The university also hopes to open at least part of the property for public access, recognizing that much of it must remain undisturbed, he said.
Fred Galbreath's daughter, Nancy Johnson of San Rafael, said her father "would have loved the idea that it will be used by people who can study it the way he did."
Galbreath, who died in 2000 at age 98, was a marine insurance executive who once served as lead underwriter for construction of the Golden Gate Bridge, SSU officials said.
The connection between Galbreath's family and SSU was a successful alumnus, Long Beach stockbroker Tom Gillespie, a longtime financial adviser to Fred Galbreath.
An avid outdoorsman, Galbreath had often said the Mendocino County property should be donated to "higher education" but never specified a beneficiary, said Gillespie, a 1974 graduate who majored in economics and got a "great education" at Sonoma State.
He recommended SSU to Galbreath's family, got their consent and called the university to offer the $9 million gift "out of the blue," Gillespie said.

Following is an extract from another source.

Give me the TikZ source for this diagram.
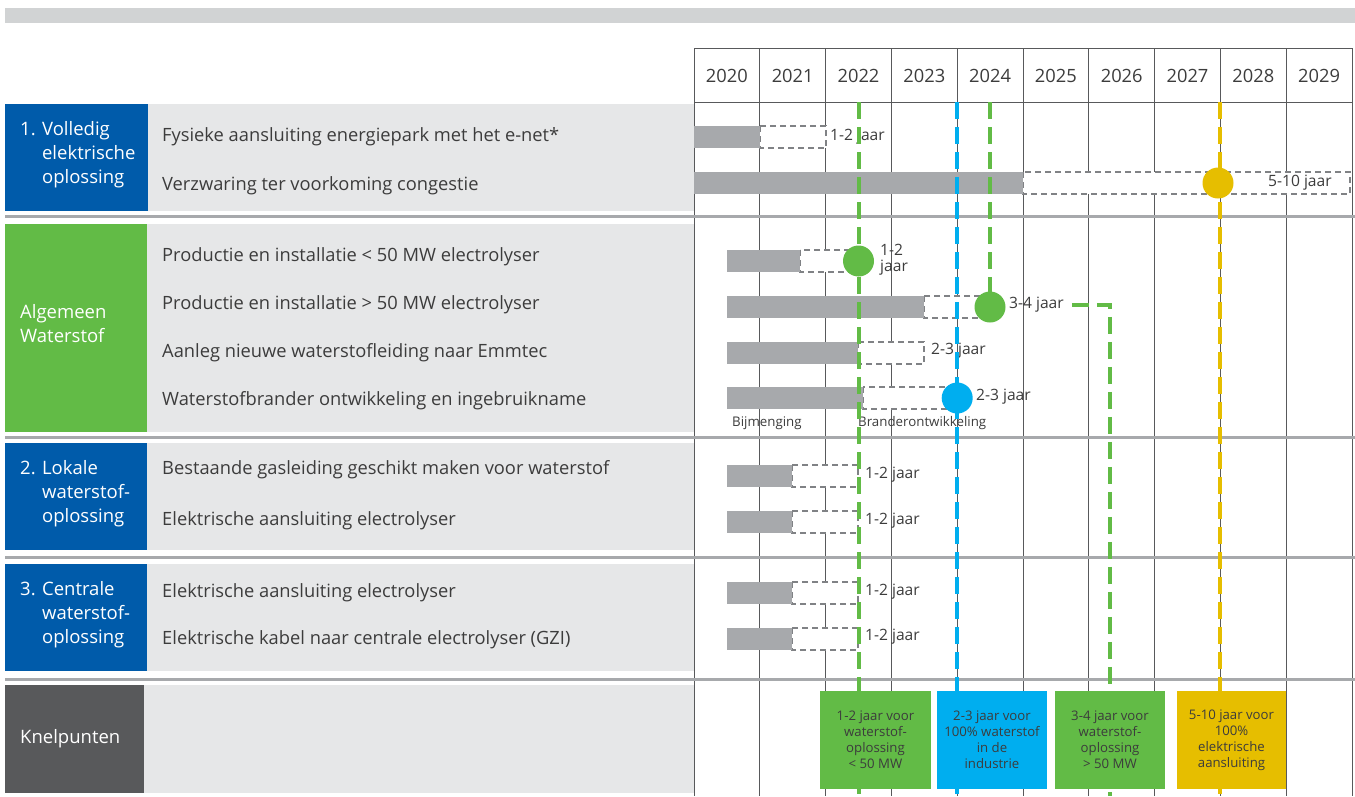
\documentclass[tikz,border=0pt]{standalone}
\usepackage{fontspec}
\setmainfont{Open Sans}
\usetikzlibrary{positioning}
\definecolor{planblue}{HTML}{005BAA}
\definecolor{plangreen}{HTML}{62BB46}
\definecolor{plancyan}{HTML}{00AEEF}
\definecolor{planyellow}{HTML}{E6BE00}
\definecolor{plandark}{HTML}{58595B}
\definecolor{planpanel}{HTML}{E6E7E8}
\definecolor{planbar}{HTML}{A7A9AC}
\definecolor{planband}{HTML}{D1D3D4}
\definecolor{plangray}{HTML}{808285}
\definecolor{plantext}{HTML}{3C3C3C}

\begin{document}
\begin{tikzpicture}[x=1pt,y=-1pt,
every node/.style={inner sep=0pt, text=plantext},
cattext/.style={anchor=west, text=white, align=left, font=\fontsize{18.5}{24}\selectfont},
task/.style={anchor=west, font=\fontsize{18.3}{20}\selectfont},
yr/.style={font=\fontsize{18.3}{20}\selectfont},
dur/.style={anchor=west, font=\fontsize{15.6}{16}\selectfont},
small/.style={anchor=west, font=\fontsize{13.3}{14}\selectfont},
gridline/.style={draw=plandark, line width=1pt},
seprule/.style={draw=planbar, line width=3pt},
done/.style={fill=planbar},
todo/.style={draw=plangray, fill=white, line width=2pt, dash pattern=on 6pt off 4pt},
mile/.style={draw=#1, line width=4pt, dash pattern=on 17pt off 8pt},
dot/.style={circle, fill=#1, minimum size=31pt},
knel/.style={fill=#1, minimum width=110pt, minimum height=98pt, align=center, font=\fontsize{13.2}{16}\selectfont}]
\useasboundingbox (0,0) rectangle (1355,796);
\fill[planband] (5,8) rectangle (1355,23);

\foreach \t/\b/\c/\w in {104/211/planblue/148, 224/432/plangreen/147, 443/550/planblue/147,
  564/671/planblue/147, 685/793/plandark/144}
{
    \fill[\c] (5,\t) rectangle (\w,\b);
    \fill[planpanel] (\w,\t) rectangle (694,\b);
}

\foreach \i in {0,...,10}
    \draw[gridline] (694+65.8*\i,48) -- (694+65.8*\i,796);
\draw[gridline] (694,48) -- (1352,48) (694,102) -- (1352,102);
\foreach \i in {0,...,9}
{
    \pgfmathtruncatemacro\yr{2020+\i}
    \node[yr] (y\yr) at (726.9+65.8*\i,76) {\yr};
}

\foreach \y in {216,437,557,679}
    \draw[seprule] (5,\y) -- (1355,\y);

\node[cattext] (c1) at (20,155) {\begin{tabular}{@{}l@{ }l@{}}1.&Volledig\\&elektrische\\&oplossing\end{tabular}};
\node[cattext] (c2) at (20,324) {Algemeen\\Waterstof};
\node[cattext] (c3) at (20,494) {\begin{tabular}{@{}l@{ }l@{}}2.&Lokale\\&waterstof-\\&oplossing\end{tabular}};
\node[cattext] (c4) at (20,615) {\begin{tabular}{@{}l@{ }l@{}}3.&Centrale\\&waterstof-\\&oplossing\end{tabular}};
\node[cattext] (c5) at (20,739) {Knelpunten};

\foreach \n/\y/\txt in {1/137/Fysieke aansluiting energiepark met het e-net*,
  2/186/Verzwaring ter voorkoming congestie,
  3/257/Productie en installatie < 50 MW electrolyser,
  4/305/Productie en installatie > 50 MW electrolyser,
  5/353/Aanleg nieuwe waterstofleiding naar Emmtec,
  6/401/Waterstofbrander ontwikkeling en ingebruikname,
  7/470/Bestaande gasleiding geschikt maken voor waterstof,
  8/521/Elektrische aansluiting electrolyser,
  9/593/Elektrische aansluiting electrolyser,
  10/640/Elektrische kabel naar centrale electrolyser (GZI)}
    \node[task] (t\n) at (162,\y) {\txt};

\foreach \y/\a/\b/\c in {137/694/760/826, 183/694/1023/1350, 261/727/800/858, 307/727/924/990,
  353/727/858/924, 398/727/863/957, 476/727/792/858, 522/727/792/858, 593/727/792/858, 639/727/792/858}
{
    \draw[todo] (\b,\y-11) rectangle (\c,\y+11);
    \fill[done] (\a,\y-11) rectangle (\b,\y+11);
}

\node[dur,fill=white,inner ysep=6pt] (d1) at (830,137) {1-2 jaar};
\node[dur] (d2) at (1268,183) {5-10 jaar};
\node[dur,align=left] (d3) at (880,260) {1-2\\jaar};
\node[dur] (d4) at (1009,305) {3-4 jaar};
\node[dur] (d5) at (931,351) {2-3 jaar};
\node[dur] (d6) at (976,397) {2-3 jaar};
\foreach \n/\y in {7/475, 8/521, 9/592, 10/637}
    \node[dur] (d\n) at (865,\y) {1-2 jaar};
\node[small] (b1) at (732,423) {Bijmenging};
\node[small] (b2) at (858,423) {Branderontwikkeling};

% milestones
\coordinate (g1) at (858.5,102);  \coordinate (g1e) at (858.5,796);
\coordinate (bl) at (957.2,102);  \coordinate (ble) at (957.2,796);
\coordinate (g2) at (990,102);
\coordinate (g3e) at (1110,796);
\coordinate (ye) at (1220.4,102); \coordinate (yee) at (1220.4,796);
\draw[mile=plangreen] (g1) -- (g1e);
\draw[mile=plancyan] (bl) -- (ble);
\draw[mile=plangreen] (g2) -- (990,307);
\draw[mile=plangreen] ([xshift=8pt]d4.east) -| (g3e);
\draw[mile=planyellow] (ye) -- (yee);

\node[dot=plangreen] (m1) at (858.5,261) {};
\node[dot=plangreen] (m2) at (990,307) {};
\node[dot=plancyan] (m3) at (957.2,398) {};
\node[dot=planyellow] (m4) at (1218,183) {};

\node[knel=plangreen,minimum width=111pt] (k1) at (875.5,740) {1-2 jaar voor\\waterstof-\\oplossing\\< 50 MW};
\node[knel=plancyan] (k2) at (992,740) {2-3 jaar voor\\100\% waterstof\\in de\\industrie};
\node[knel=plangreen] (k3) at (1110,740) {3-4 jaar voor\\waterstof-\\oplossing\\> 50 MW};
\node[knel=planyellow,minimum width=109pt] (k4) at (1231.5,740) {5-10 jaar voor\\100\%\\elektrische\\aansluiting};
\end{tikzpicture}
\end{document}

It took a year of quiet negotiations to work out the details, and two weeks ago the California State University Board of Trustees approved the bequest, Rahimi said.
More information about the preserve will be posted on a Web site at www.sonoma.edu/scitech and SSU plans to conduct a public contest to design a logo for the preserve.
SSU President Ruben Armi?na said the "spectacular preserve" will afford faculty and students "new opportunities for teaching and learning through environmental and interdisciplinary research projects."
While Galbreath's $1 million endowment covers operation of the preserve, Rahimi said SSU will raise money to develop the field station and other facilities.